Es la verdad. El Maestro está vivo. Su enseñanza sigue proyectando rutas iluminadas en el dilatado horizonte de la patria común. Por eso cerramos estas consideraciones con unas palabras del Convenio Andrés Bello: «Hoy somos conscientes de que fronteras —a veces imaginarias— separan a los seres humanos del entorno y de los demás. Hay palabras y momentos mágicos que logran derribar esas barreras y nos permiten el placer de encontrar al otro mediante la definición de la diferencia.
Ese es el gran reto: reconocernos en nuestra multiplicidad cultural, científica, tecnológica y educativa para que el intercambio entre naciones permita el crecimiento paralelo, la cooperación recíproca y la integración».
El nombre de Andrés Bello es título de legitimidad para logar el cumplimiento de este compromiso histórico.
Rafael Caldera
Caracas: mayo de 2000
- Bello. Obras completas, v. XV, 1984, p. LVIII.
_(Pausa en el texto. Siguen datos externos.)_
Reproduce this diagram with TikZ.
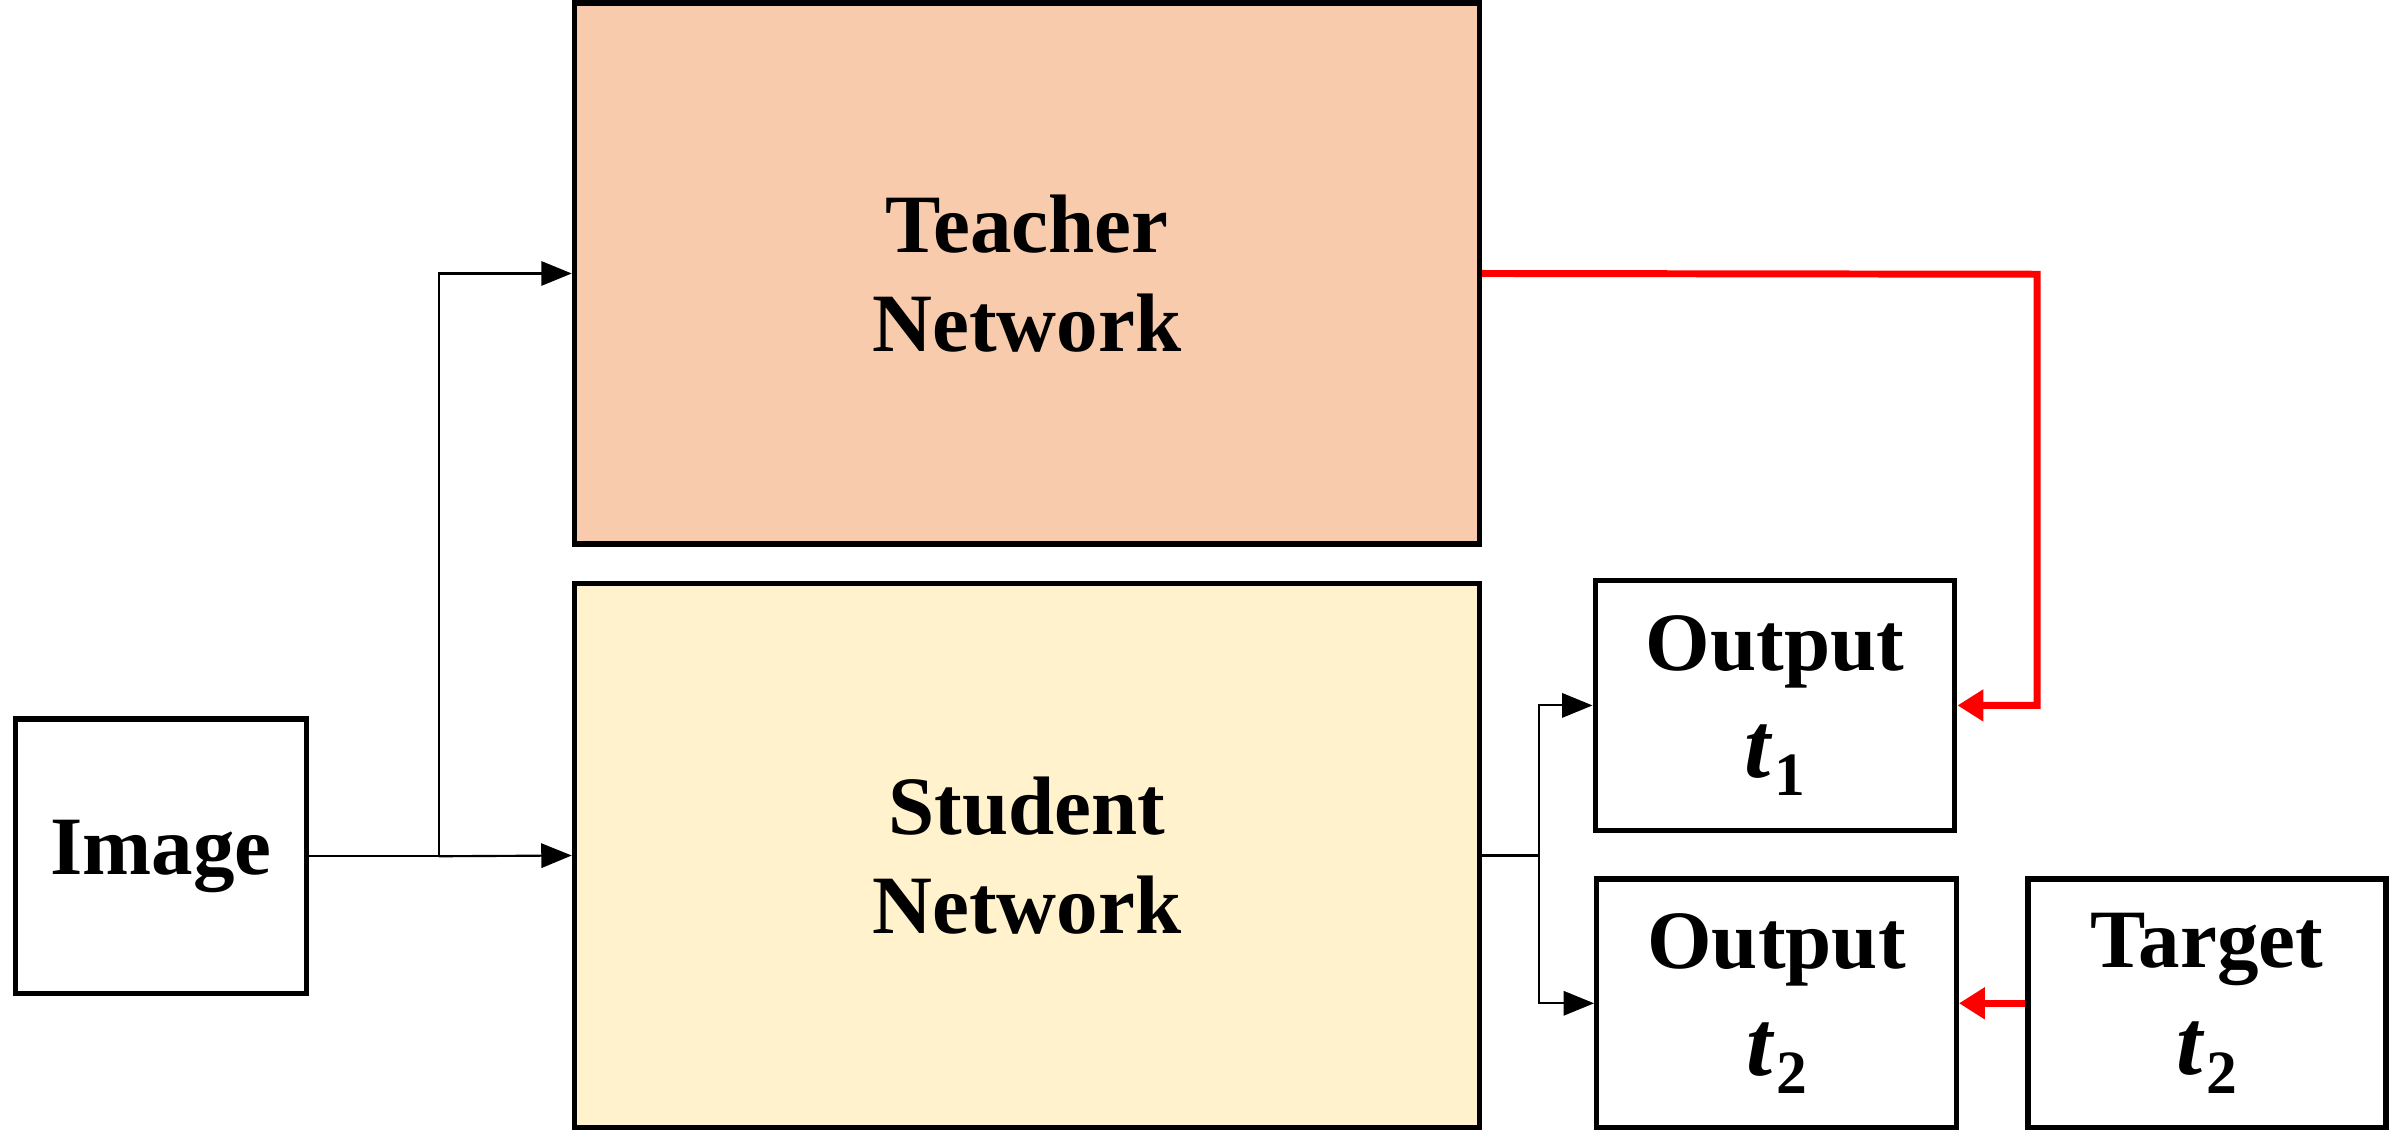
\documentclass[tikz,border=0pt]{standalone}
\usepackage{fontspec}
\setmainfont{Liberation Serif}
\usetikzlibrary{arrows.meta}
\definecolor{teachc}{HTML}{F8CBAD}
\definecolor{studc}{HTML}{FFF2CC}
\newlength\pxu
\setlength\pxu{0.02cm}
\newcommand\tsub[1]{{\fontsize{35}{37}\selectfont\bfseries\itshape t}\kern0.05em\raisebox{-0.22em}{\fontsize{23}{23}\selectfont\bfseries #1}}
\begin{document}
\begin{tikzpicture}[x=0.02cm,y=-0.02cm,
  box/.style={draw=black, line width=2pt, align=center, inner sep=0pt,
    font=\fontsize{31}{37}\selectfont\bfseries},
  conn/.style={line width=0.8pt, -{Triangle[length=0.4cm,width=0.32cm]}},
  redconn/.style={draw=red, line width=2.6pt, -{Triangle[length=0.34cm,width=0.4cm]}}]
\useasboundingbox (0,0) rectangle (1568,742);
\node[box, minimum width=191\pxu, minimum height=180\pxu] (img) at (105.5,562) {Image};
\node[box, fill=teachc, minimum width=594\pxu, minimum height=355\pxu] (teacher) at (674,179.5) {Teacher\\Network};
\node[box, fill=studc, minimum width=594\pxu, minimum height=357\pxu] (student) at (674,561.5) {Student\\Network};
\node[box, minimum width=236\pxu, minimum height=164\pxu] (out1) at (1165,463) {Output\\[3pt]\tsub{1}};
\node[box, minimum width=236\pxu, minimum height=163\pxu] (out2) at (1166,658.5) {Output\\[3pt]\tsub{2}};
\node[box, minimum width=235\pxu, minimum height=163\pxu] (target) at (1448.5,658.5) {Target\\[3pt]\tsub{2}};
\coordinate (split1) at (288,562);
\coordinate (split2) at (1010,561.5);
\coordinate (rc) at (1337,180);
\draw[line width=0.8pt] (img.east) -- (split1);
\draw[conn] (split1) |- (teacher.west);
\draw[conn] (split1) -- (student.west);
\draw[line width=0.8pt] (student.east) -- (split2);
\draw[conn] (split2) |- (out1.west);
\draw[conn] (split2) |- (out2.west);
\draw[redconn] (teacher.east) -- (rc) |- (out1.east);
\draw[redconn] (target.west) -- (out2.west -| out2.east);
\end{tikzpicture}
\end{document}
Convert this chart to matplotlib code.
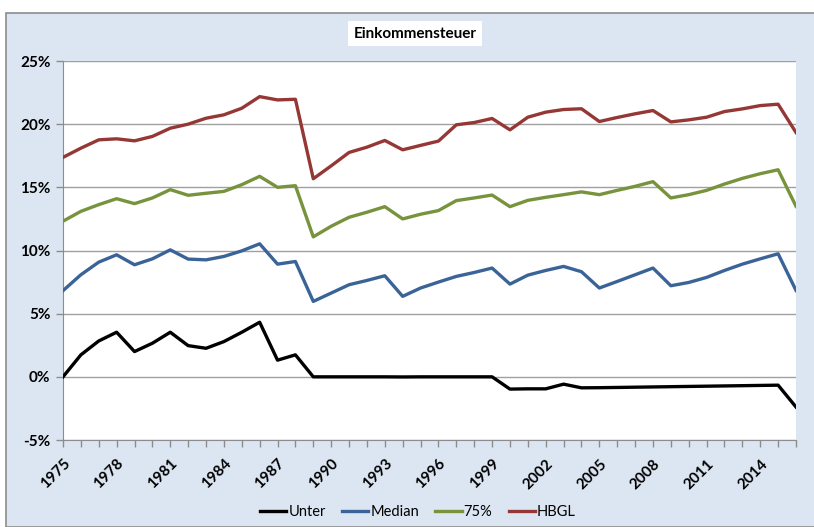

- En mi primer gobierno (1969-1974) tuve la satisfacción de decretar y de construir un hermoso edificio para el Ministerio de Educación y una sede para la «Casa de Bello» en la manzana donde discurrieron los primeros veintinueve años de la vida de Bello, y en el segundo (1994-1999) inauguré al frente una hermosa plaza, a la que di el nombre de Juan Pedro López, abuelo del pintor.
- Es impresionante el propósito obsesivo de volver a América en un hombre que vivió casi veinte años en Londres. Allí se casó, enviudó y se volvió a casar; sus dos esposas fueron de las islas británicas, y tuvo varios hijos nacidos en Londres, para quienes quería una formación sustancialmente latinoamericana.